Enfin, une distinction importante réside dans le fait que la loi fédérale, contrairement à la Loi 101, accorde un droit acquis à l’employé qui n’a pas une connaissance suffisante du français au moment de l’entrée en vigueur de la loi, et protège ce dernier de tout traitement défavorable.
Certains droits et obligations édictés par la Loi sur l’usage du français au sein des entreprises privées de compétence fédérale s’appliqueront également, à une date ultérieure, dans des « régions à forte présence francophone », une notion qui sera éventuellement définie par règlement.
Conclusion
Notons que l’adoption du projet de loi C-13 ne constitue qu’une partie de la réforme du régime des langues officielles au Canada. Tout indique que le gouvernement mettra en branle le processus de prise de règlements servant à la mise en œuvre de certaines mesures phares. Parmi ceux-ci, un règlement viendra encadrer le nouveau régime applicable aux entreprises privées de compétence fédérale et un autre règlement est prévu pour baliser le nouveau pouvoir du commissaire aux langues officielles en ce qui a trait aux sanctions administratives pécuniaires.

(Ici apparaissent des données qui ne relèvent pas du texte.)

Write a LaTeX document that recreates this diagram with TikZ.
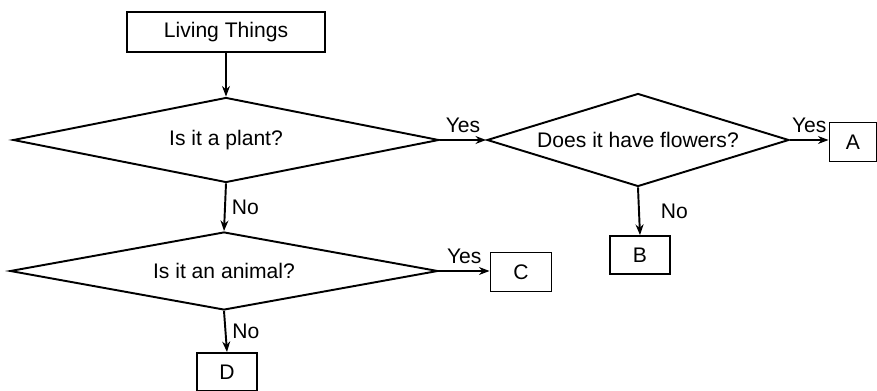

Enfin, bien que le Sénat ait adopté le projet de loi sans amendement, son comité permanent sur les langues officielles a tout de même formulé des « observations ». Parmi celles-ci, soulignons que le comité invite la ministre des Langues officielles, la présidente du Conseil du Trésor et le commissaire aux langues officielles à surveiller de près les effets du projet de loi C-13, en accordant une attention particulière aux développements qui touchent les communautés anglophones du Québec, et à en faire rapport régulièrement, sans attendre l’examen de la loi prévu dans dix ans.